Arctic double stunner: Sea ice extent is now below 2007 levels, while volume hit record low for March
While the anti-science crowd scours the globe desperately looking for any indication of their imaginary cooling, reality has intruded again.
Because they and the media — and even some scientists who don’t follow the subject closely — tend to take a two-dimensional view of the Arctic, they along with much of the public have been fooled into thinking the Arctic “recovered” in the past two years because sea ice extent appeared to recover. Heck, some even claimed last month the Arctic ice was “recovering” to the 1979-2000 average.
Climate Progress readers have long understood that trends in multi-year ice — ice volume — are what matter most in terms of the long-term survivability of the Arctic ice in the summer (see New study supports finding that “the amount of [multi-year] sea ice in the northern hemisphere was the lowest on record in 2009″).

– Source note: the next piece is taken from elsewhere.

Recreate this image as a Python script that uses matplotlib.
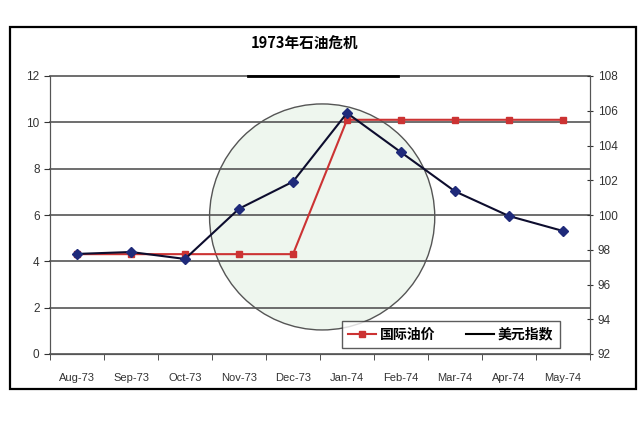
import matplotlib.pyplot as plt
from matplotlib.patches import Ellipse, Rectangle
from matplotlib.lines import Line2D

plt.rcParams['font.family'] = ['Liberation Sans', 'Noto Sans CJK SC', 'DejaVu Sans']

# data
months = ["Aug-73", "Sep-73", "Oct-73", "Nov-73", "Dec-73",
          "Jan-74", "Feb-74", "Mar-74", "Apr-74", "May-74"]
oil_price = [4.31, 4.31, 4.31, 4.31, 4.31, 10.11, 10.11, 10.11, 10.11, 10.11]
dollar_index = [97.76, 97.87, 97.47, 100.36, 101.92, 105.87, 103.61, 101.36, 99.94, 99.08]

fig = plt.figure(figsize=(6.4, 4.22), dpi=100)

# outer frame around the whole chart
fig.patches.append(Rectangle((10 / 640, 1 - 389 / 422), 626 / 640, 362 / 422,
                             transform=fig.transFigure, fill=False,
                             edgecolor="black", linewidth=1.6))

ax = fig.add_axes([50 / 640, 1 - 354 / 422, 540 / 640, 278 / 422])
ax2 = ax.twinx()

x = list(range(len(months)))

# highlight ellipse
ax.add_patch(Ellipse((0.504, 0.493), 0.417, 0.813, transform=ax.transAxes,
                     facecolor="#eef6ee", edgecolor="#555555", linewidth=1.0, zorder=0.2))

ax.plot(x, oil_price, color="#cc3333", marker="s", markersize=4, linewidth=1.5,
        zorder=3)
ax2.plot(x, dollar_index, color="#0d0d2e", marker="D", markersize=5,
         markerfacecolor="#1f2a7a", markeredgecolor="#1f2a7a", linewidth=1.5, zorder=3)

ax.set_xlim(-0.5, len(months) - 0.5)
ax.set_ylim(0, 12)
ax.set_yticks(range(0, 13, 2))
ax2.set_ylim(92, 108)
ax2.set_yticks(range(92, 109, 2))

ax.set_xticks(x)
ax.set_xticklabels(months)
ax.set_xticks([i - 0.5 for i in range(len(months) + 1)], minor=True)
ax.tick_params(axis="x", which="major", length=0, pad=14, labelsize=8, labelcolor="#333333")
ax.tick_params(axis="x", which="minor", length=4, direction="out", color="#333333")
ax.tick_params(axis="y", length=4, labelsize=8.5, labelcolor="#333333", color="#333333")
ax2.tick_params(axis="y", length=4, labelsize=8.5, labelcolor="#333333", color="#333333",
                direction="inout")

ax.set_axisbelow(True)
ax.grid(axis="y", color="#555555", linewidth=1.2, clip_on=False)
ax.axhline(12, xmin=0.367, xmax=0.644, color="black", linewidth=2, zorder=2, clip_on=False)

for a in (ax, ax2):
    a.spines["top"].set_visible(False)
    for s in ("left", "right", "bottom"):
        a.spines[s].set_color("#555555")
ax.set_facecolor("none")

fig.text(305 / 640, 1 - 44 / 422, "1973年石油危机", ha="center", va="center",
         fontsize=10.5, fontweight="bold", family=["Noto Sans CJK SC", "DejaVu Sans"])

handles = [Line2D([], [], color="#cc3333", marker="s", markersize=4, linewidth=1.5),
           Line2D([], [], color="black", linewidth=1.5)]
leg = ax.legend(handles, ["国际油价", "美元指数"], loc="lower right",
                bbox_to_anchor=(0.944, 0.022), borderaxespad=0, ncol=2, frameon=True,
                fancybox=False, handlelength=2, handletextpad=0.3, columnspacing=2.2,
                borderpad=0.45, prop={"family": ["Noto Sans CJK SC"], "weight": "bold", "size": 10})
leg.get_frame().set_edgecolor("#333333")
leg.get_frame().set_linewidth(1.0)
leg.set_zorder(5)

fig.savefig("out.png", dpi=100)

CP readers have also understood that Arctic volume did not recover in the last two years. Quite the reverse — we appear to have been breaking volume records over the past several months according to the Polar Science Center:
Total Arctic Ice Volume for March 2010 is 20,300 km^3, the lowest over the 1979-2009 period and 38% below the 1979 maximum. September Ice Volume was lowest in 2009 at 5,800 km^3 or 67% below its 1979 maximum.
That is, in September, PSC says we saw the lowest volume ever, and in March, we saw the lowest volume for that month, according to their Pan-Arctic Ice Ocean Modeling and Assimilation System (PIOMAS). Cryosphere scientists I have spoken to say PIOMAS is best for showing long-term trends, and they do recommend the caveat that it is a model, and so conclusions should be viewed accordingly. That said, as the website shows, the analysis has been validated.